Did you touch my stapler?
Did you?
It's cool if you did, I just want to know. It's not like I'm going to do something dramatic.
"Like what?"
You mean aside from have an existential breakdown in the middle of newsletter by breaking the fifth wall?
(That's when you have a conversation with someone who doesn't really exist but multiverse theory says they might, so you've given up all hope of understanding subjective reality).
"Yeah."
Well, I mean, I could just steal your sandwich out of the office refrigerator.
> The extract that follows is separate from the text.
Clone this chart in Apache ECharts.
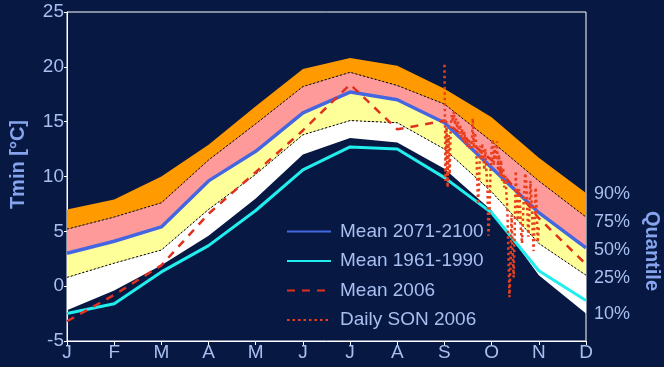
<!DOCTYPE html>
<html><head><meta charset="utf-8">
<script src="https://cdn.jsdelivr.net/npm/echarts@6/dist/echarts.min.js"></script>
<style>html,body{margin:0;padding:0;background:#071843;}#c{width:664px;height:367px;}</style>
</head><body><div id="c"></div>
<script>
const months = ['J','F','M','A','M','J','J','A','S','O','N','D'];
const yTicks = [-5, 0, 5, 10, 15, 20, 25];
const q90 = [7.0, 7.9, 10.0, 12.9, 16.4, 19.8, 20.8, 20.1, 18.0, 15.4, 11.7, 8.5];
const q75 = [5.2, 6.3, 7.6, 11.5, 14.8, 18.2, 19.5, 18.3, 16.6, 13.2, 9.6, 6.3];
const q50 = [3.0, 4.1, 5.4, 9.6, 12.3, 15.8, 17.7, 17.0, 14.9, 10.8, 6.7, 3.5];
const q25 = [0.8, 2.1, 3.3, 7.0, 10.2, 13.8, 15.1, 14.9, 12.5, 8.6, 3.9, 1.0];
const q10 = [-2.2, -0.4, 1.9, 4.6, 8.0, 12.0, 13.5, 13.1, 10.7, 6.9, 1.0, -2.5];
const quantileLabels = ['10%', '25%', '50%', '75%', '90%'];
const mean2071 = [3.0, 4.1, 5.4, 9.6, 12.3, 15.8, 17.7, 17.0, 14.9, 10.8, 6.7, 3.5];
const mean1961 = [-2.5, -1.6, 1.3, 3.7, 6.9, 10.6, 12.7, 12.5, 9.9, 6.7, 1.4, -1.3];
const mean2006 = [-3.2, -0.8, 1.9, 6.6, 10.4, 14.2, 18.4, 14.3, 15.1, 11.5, 6.2, 2.0];
const dailySON2006 = [
  20.2, 9.6, 14.5, 9.0, 13.8, 10.2, 14.6, 15.6, 15.0, 15.9, 14.7, 15.3, 14.4, 15.0, 13.9,
  14.7, 13.6, 14.3, 13.2, 14.1, 12.9, 13.6, 12.7, 13.3, 12.5, 13.1, 12.6, 15.3, 12.6, 14.0,
  13.4, 10.5, 7.5, 9.2, 12.8, 11.5, 13.0, 12.0, 10.6, 12.5, 10.5, 9.0, 4.6, 7.0, 10.5, 12.5,
  13.4, 11.0, 12.8, 11.5, 13.2, 11.0, 12.0, 10.0, 11.5, 9.6, 10.8, 9.0, 10.2, 8.5, 7.1,
  3.0, -1.0, 2.0, 6.5, 3.2, 0.8, 5.0, 10.5, 8.0, 6.0, 9.0, 7.5, 5.0, 3.9, 6.5, 8.5, 10.3,
  9.6, 7.0, 4.5, 6.6, 9.6, 8.0, 5.5, 3.2, 6.0, 9.0, 7.0, 4.0, 5.5
];
const daysPerMonthTick = 45; // daily axis: Sep 1 at 'S', Nov 30 at 'N'

const txt = '#a8bff0';
const font = 'Liberation Sans, Arial, sans-serif';
const diff = (a, b) => a.map((v, i) => +(v - b[i]).toFixed(2));

function bandSeries(name, data, color, line, label, off) {
  return {
    name: name, type: 'line', stack: 'q', stackStrategy: 'all', data: data, symbol: 'none', silent: true,
    lineStyle: line ? {color: '#000', width: 1, type: [2, 2]} : {width: 0, opacity: 0},
    areaStyle: color ? {color: color, opacity: 1} : undefined,
    endLabel: {show: true, formatter: label, color: txt, fontSize: 18, fontFamily: font, distance: 8, offset: off},
    z: 1
  };
}

const chart = echarts.init(document.getElementById('c'), null, {renderer: 'canvas'});
chart.setOption({
  backgroundColor: '#071843',
  animation: false,
  grid: {left: 67, right: 78, top: 12, bottom: 26, show: true, borderColor: '#ffffff', borderWidth: 1},
  legend: {
    orient: 'vertical', left: 286, top: 222, padding: 0, itemWidth: 44, itemHeight: 14, itemGap: 10.5,
    data: ['Mean 2071-2100', 'Mean 1961-1990', 'Mean 2006', 'Daily SON 2006'],
    itemStyle: {opacity: 0},
    textStyle: {color: txt, fontSize: 19, fontFamily: font, padding: [0, 0, 0, 4]},
    selectedMode: false
  },
  xAxis: [{
    type: 'category', data: months, boundaryGap: false,
    axisLine: {onZero: false, lineStyle: {color: '#fff', width: 1}},
    axisTick: {show: true, length: 4, lineStyle: {color: '#fff'}},
    axisLabel: {interval: 0, color: txt, fontSize: 19, fontFamily: font, margin: 2},
    splitLine: {show: false}
  }, {
    type: 'value', show: false,
    min: -8 * daysPerMonthTick, max: 3 * daysPerMonthTick,
    axisLine: {onZero: false}
  }],
  yAxis: {
    type: 'value', min: yTicks[0], max: yTicks[yTicks.length - 1], interval: 5,
    axisLine: {show: true, onZero: false, lineStyle: {color: '#fff', width: 1}},
    axisTick: {show: true, length: 3, lineStyle: {color: '#fff'}},
    axisLabel: {color: txt, fontSize: 19, fontFamily: font, margin: 3},
    splitLine: {show: false}
  },
  graphic: [
    {type: 'text', left: 8, top: 120, rotation: Math.PI / 2,
     style: {text: 'Tmin [°C]', fill: '#86a4ec', font: 'bold 20px ' + font}},
    {type: 'text', left: 642, top: 211, rotation: -Math.PI / 2,
     style: {text: 'Quantile', fill: '#86a4ec', font: 'bold 20px ' + font}}
  ],
  series: [
    bandSeries('q10', q10, null, false, quantileLabels[0], [0, 0]),
    bandSeries('q25', diff(q25, q10), '#ffffff', true, quantileLabels[1], [0, 3]),
    bandSeries('q50', diff(q50, q25), '#ffff99', false, quantileLabels[2], [0, 2]),
    bandSeries('q75', diff(q75, q50), '#ff9a9a', true, quantileLabels[3], [0, 5]),
    bandSeries('q90', diff(q90, q75), '#ff9a00', false, quantileLabels[4], [0, 1]),
    {name: 'Mean 2071-2100', type: 'line', data: mean2071, symbol: 'none', z: 3,
     lineStyle: {color: '#4466e0', width: 3.5}, itemStyle: {color: '#4466e0'}},
    {name: 'Mean 1961-1990', type: 'line', data: mean1961, symbol: 'none', z: 3,
     lineStyle: {color: '#22eeee', width: 3}, itemStyle: {color: '#22eeee'}},
    {name: 'Mean 2006', type: 'line', data: mean2006, symbol: 'none', z: 4,
     lineStyle: {color: '#e0301e', width: 2.5, type: [8, 7]}, itemStyle: {color: '#e0301e'}},
    {name: 'Daily SON 2006', type: 'line', xAxisIndex: 1, z: 5, symbol: 'none',
     data: dailySON2006.map((v, i) => [i, v]),
     lineStyle: {color: '#e8401e', width: 2.5, type: [2.5, 3]}, itemStyle: {color: '#e8401e'}}
  ]
});
</script></body></html>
But I'd probably just build a spaceship fast enough to get me to Sagittarius A (that's a black hole that's 1,500 lightyears away, so I'd have time to catch up on The Walking Dead on the way).
Once I was there, I'd park my spaceship at the very perfect edge of the singularity and eat a taco.
Because, here's the thing: if I've done my math correctly, the Earth will have long-since exploded in a fiery ball of solar radiation by the time I finish chewing my last delicious bite of spicy carne asada.
I mean, maybe. Perhaps only a few thousand years will pass.
Either way -- your stapler-touching behind will be long dead.
That's because time works differently around and inside a black hole.
So the moral of the story is: don't touch my $%*&ing stapler. And, also, physics is the science of revenge.
Go now, and tell people what you've seen here today.